Abstract We present reverberation mapping results for the Mg ii λ2800 Å broad emission line in a sample of 193 quasars at 0.35 < z < 1.7 with photometric and spectroscopic monitoring observations from the Sloan Digital Sky Survey Reverberation Mapping project during 2014–2017. We find significant time lags between the Mg ii and continuum lightcurves for 57 quasars, and define a “gold sample” of 24 quasars with the most reliable lag measurements. We estimate false-positive rates for each lag that range from 1% to 24%, with an average false-positive rate of 11% for the full sample and 8% for the gold sample. There are an additional ∼40 quasars with marginal Mg ii lag detections, which may yield reliable lags after additional years of monitoring. The Mg ii lags follow a radius–luminosity relation with a best-fit slope that is consistent with α = 0.5 , but with an intrinsic scatter of 0.36 dex that is significantly larger than found for the Hβ radius–luminosity relation.

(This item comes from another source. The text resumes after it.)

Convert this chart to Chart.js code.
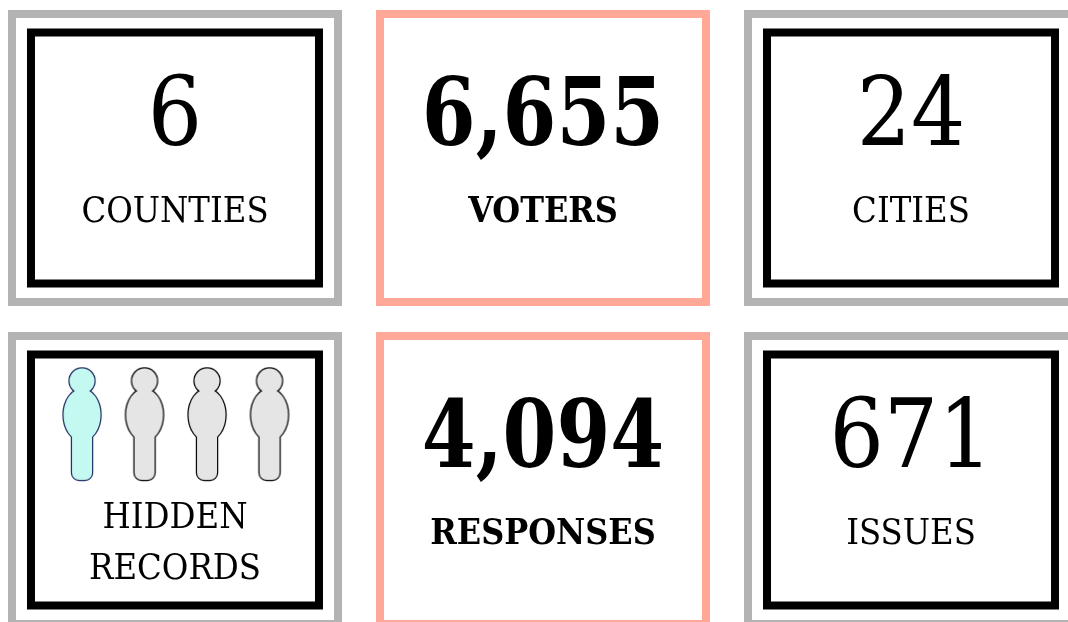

For targets with SDSS-RM lag measurements of other emission lines, we find that our Mg ii lags are similar to the Hβ lags and ∼2–3 times larger than the C iv lags. This work significantly increases the number of Mg ii broad-line lags and provides additional reverberation-mapped black hole masses, filling the redshift gap at the peak of supermassive black hole growth between the Hβ and C iv emission lines in optical spectroscopy.